A Knowledge Broker's Story
Case Study - Knowledge Brokering in Action
Will Cleasby of the Eden Rivers Trust in Cumbria describes how he's playing a knowledge broker role as part of the Demonstration Test Catchments programme, which is working with farmers to reduce polluting run-off from agricultural land.
I was already working for the Eden Rivers Trust, providing advice for farmers, when I was appointed intermediary for the Demonstration Test Catchments initiative. I’m from an agricultural background myself and I know the Eden catchment and its farming community extremely well. That meant I was perfectly placed to act as the point of contact with local farmers as the initiative got under way and gathered pace. Farmers naturally have more trust and confidence in someone they know.

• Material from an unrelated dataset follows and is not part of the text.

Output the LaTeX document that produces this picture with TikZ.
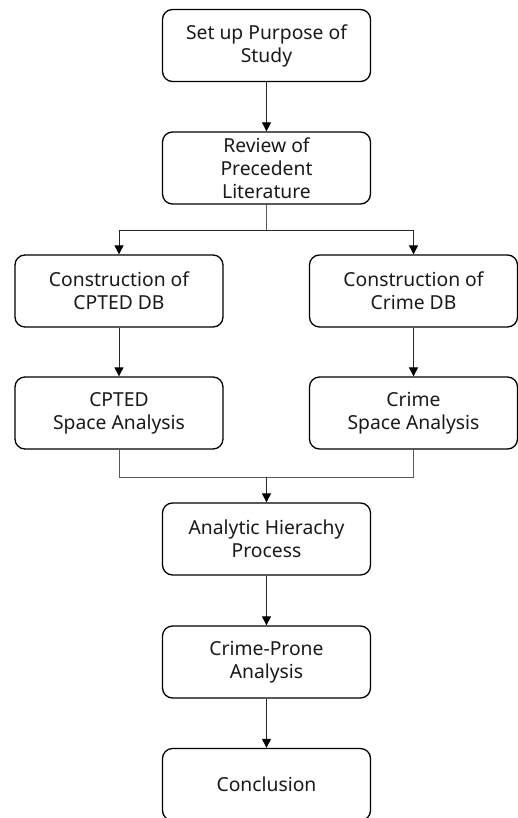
\documentclass[tikz,border=0pt]{standalone}
\usepackage{fontspec}
\setmainfont{Noto Sans}
\usetikzlibrary{arrows.meta}
\tikzset{
	stagebox/.style={draw=black, line width=1.3pt, rounded corners=10pt, minimum width=208pt, minimum height=72pt, align=center, font=\fontsize{19.3}{23}\selectfont, text=black!90, inner sep=2pt},
	flow/.style={draw=black!65, line width=0.9pt},
	flowarrow/.style={draw=black!85, line width=0.9pt, -{Triangle[length=9pt, width=9pt, color=black]}}
}

\begin{document}
\begin{tikzpicture}[x=1pt, y=-1pt]
		%%%%% START %%%%%
		
		\clip (0, 0) rectangle (518, 818);
		
		\node[stagebox] (purpose) at (266.5, 45.5) {Set up Purpose of\\Study};
		\node[stagebox] (review) at (266.5, 168) {Review of\\Precedent\\Literature};
		
		\node[stagebox] (cptedDB) at (119, 291) {Construction of\\CPTED DB};
		\node[stagebox] (crimeDB) at (413.5, 291) {Construction of\\Crime DB};
		\node[stagebox] (cptedSpace) at (119, 413) {CPTED\\Space Analysis};
		\node[stagebox] (crimeSpace) at (413.5, 413) {Crime\\Space Analysis};
		
		\node[stagebox] (ahp) at (266.5, 539) {Analytic Hierachy\\Process};
		\node[stagebox] (prone) at (266.5, 662) {Crime-Prone\\Analysis};
		\node[stagebox] (conclusion) at (266.5, 784.5) {Conclusion};
		
		\coordinate (split) at (266.5, 230);
		\coordinate (merge) at (266.5, 477);
		
		\draw[flowarrow] (purpose) -- (review);
		
		\draw[flow] (review) -- (split);
		\draw[flowarrow] (split) -| (cptedDB);
		\draw[flowarrow] (split) -| (crimeDB);
		
		\draw[flowarrow] (cptedDB) -- (cptedSpace);
		\draw[flowarrow] (crimeDB) -- (crimeSpace);
		
		\draw[flow] (cptedSpace) |- (merge);
		\draw[flow] (crimeSpace) |- (merge);
		\draw[flowarrow] (merge) -- (ahp);
		
		\draw[flowarrow] (ahp) -- (prone);
		\draw[flowarrow] (prone) -- (conclusion);
		
		%%%%% END %%%%%
\end{tikzpicture}
\end{document}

My brief doesn’t just involve acting as the programme’s ‘front man’, managing the all-important initial contacts and putting farmers’ minds to rest about potential disruption to their operations. It’s about encouraging farmers to recognise the benefits of actively taking part and highlighting the financial savings achievable by reducing nutrient run-off into water courses.

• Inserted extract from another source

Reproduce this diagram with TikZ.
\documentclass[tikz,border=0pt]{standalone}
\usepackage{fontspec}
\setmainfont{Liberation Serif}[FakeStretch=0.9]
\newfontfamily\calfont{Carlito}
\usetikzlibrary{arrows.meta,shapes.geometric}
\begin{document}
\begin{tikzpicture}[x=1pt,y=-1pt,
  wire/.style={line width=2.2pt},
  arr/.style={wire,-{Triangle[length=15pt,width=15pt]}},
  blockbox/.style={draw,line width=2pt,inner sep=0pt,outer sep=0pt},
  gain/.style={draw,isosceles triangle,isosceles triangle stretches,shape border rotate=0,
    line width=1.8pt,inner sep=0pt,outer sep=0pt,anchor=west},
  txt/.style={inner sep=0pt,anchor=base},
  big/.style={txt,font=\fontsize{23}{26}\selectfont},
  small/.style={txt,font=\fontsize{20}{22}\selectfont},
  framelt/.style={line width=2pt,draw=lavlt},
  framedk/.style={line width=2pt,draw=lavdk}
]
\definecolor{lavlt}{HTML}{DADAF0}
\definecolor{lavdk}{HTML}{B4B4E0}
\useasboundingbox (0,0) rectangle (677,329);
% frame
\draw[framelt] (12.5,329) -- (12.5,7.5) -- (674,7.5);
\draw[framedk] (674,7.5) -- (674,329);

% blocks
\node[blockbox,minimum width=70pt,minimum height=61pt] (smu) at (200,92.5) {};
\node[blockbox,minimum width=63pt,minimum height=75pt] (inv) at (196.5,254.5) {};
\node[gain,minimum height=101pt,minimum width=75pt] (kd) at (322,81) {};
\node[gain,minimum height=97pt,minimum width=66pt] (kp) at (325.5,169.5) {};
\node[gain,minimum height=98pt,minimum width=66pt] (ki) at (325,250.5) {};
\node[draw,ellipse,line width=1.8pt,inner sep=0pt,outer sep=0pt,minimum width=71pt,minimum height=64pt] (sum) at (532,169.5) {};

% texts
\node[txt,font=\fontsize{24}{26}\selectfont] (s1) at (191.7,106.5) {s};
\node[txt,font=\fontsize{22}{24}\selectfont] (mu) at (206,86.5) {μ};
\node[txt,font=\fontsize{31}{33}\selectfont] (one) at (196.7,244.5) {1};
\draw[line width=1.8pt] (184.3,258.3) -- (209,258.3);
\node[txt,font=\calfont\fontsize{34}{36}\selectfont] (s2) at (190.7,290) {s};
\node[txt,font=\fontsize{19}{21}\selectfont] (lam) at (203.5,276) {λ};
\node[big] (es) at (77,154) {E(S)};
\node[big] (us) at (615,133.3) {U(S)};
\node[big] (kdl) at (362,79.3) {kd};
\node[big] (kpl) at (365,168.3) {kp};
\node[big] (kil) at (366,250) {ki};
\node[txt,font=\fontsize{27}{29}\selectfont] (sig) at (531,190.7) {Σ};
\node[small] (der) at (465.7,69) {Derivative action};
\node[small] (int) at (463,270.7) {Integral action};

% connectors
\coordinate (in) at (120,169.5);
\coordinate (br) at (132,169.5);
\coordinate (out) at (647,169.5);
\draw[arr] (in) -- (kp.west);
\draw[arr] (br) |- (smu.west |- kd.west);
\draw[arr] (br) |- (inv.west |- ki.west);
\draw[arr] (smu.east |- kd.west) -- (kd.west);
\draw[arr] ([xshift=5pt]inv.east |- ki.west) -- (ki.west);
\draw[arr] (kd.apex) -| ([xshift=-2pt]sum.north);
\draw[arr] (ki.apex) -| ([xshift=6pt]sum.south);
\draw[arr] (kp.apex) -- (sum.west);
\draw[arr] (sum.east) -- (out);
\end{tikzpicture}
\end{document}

But knowledge brokering is very much a two-way process.
A key priority is to channel a range of essential local information to the research team – about which farms would be most suitable for monitoring, the practicalities of working there and all kinds of local issues, concerns and developments. For instance, it’s vital to understand the subtle differences between different types of farm here. Tenant farmers have a very different outlook to farmers who own their land.

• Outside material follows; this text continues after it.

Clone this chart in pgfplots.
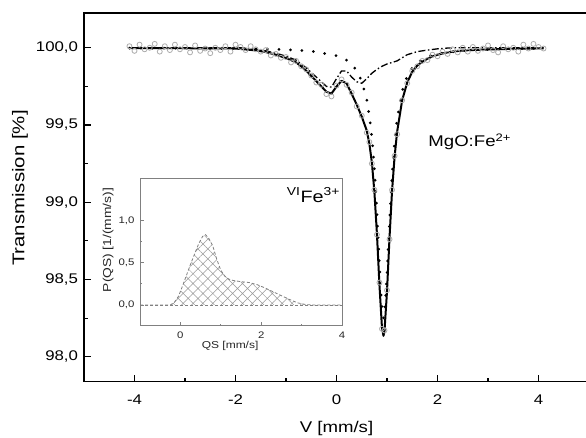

Above all, it’s my job to enable the research team to engage with the community in a way that maximises their ability to achieve results.
To take one example, I advised that the initial meeting with farmers from the Pow Beck sub-catchment area was held in a local pub as I knew a more formal venue would deter them from attending. 15 of the 17 farmers invited turned up, which was excellent, and all agreed to be involved in the programme. We’d also got the National Farmers’ Union involved very early on, which really helped to deliver this excellent outcome.
My overall aim is to provide a constructive and productive interface between the world of academia and the hard-nosed world of farming – not least by ensuring the research team communicates clearly and comprehensibly without using scientific jargon, such as ‘diffuse pollution’.
In the final analysis, it’s about enabling the programme to establish itself as a welcome fixture in the Eden catchment community.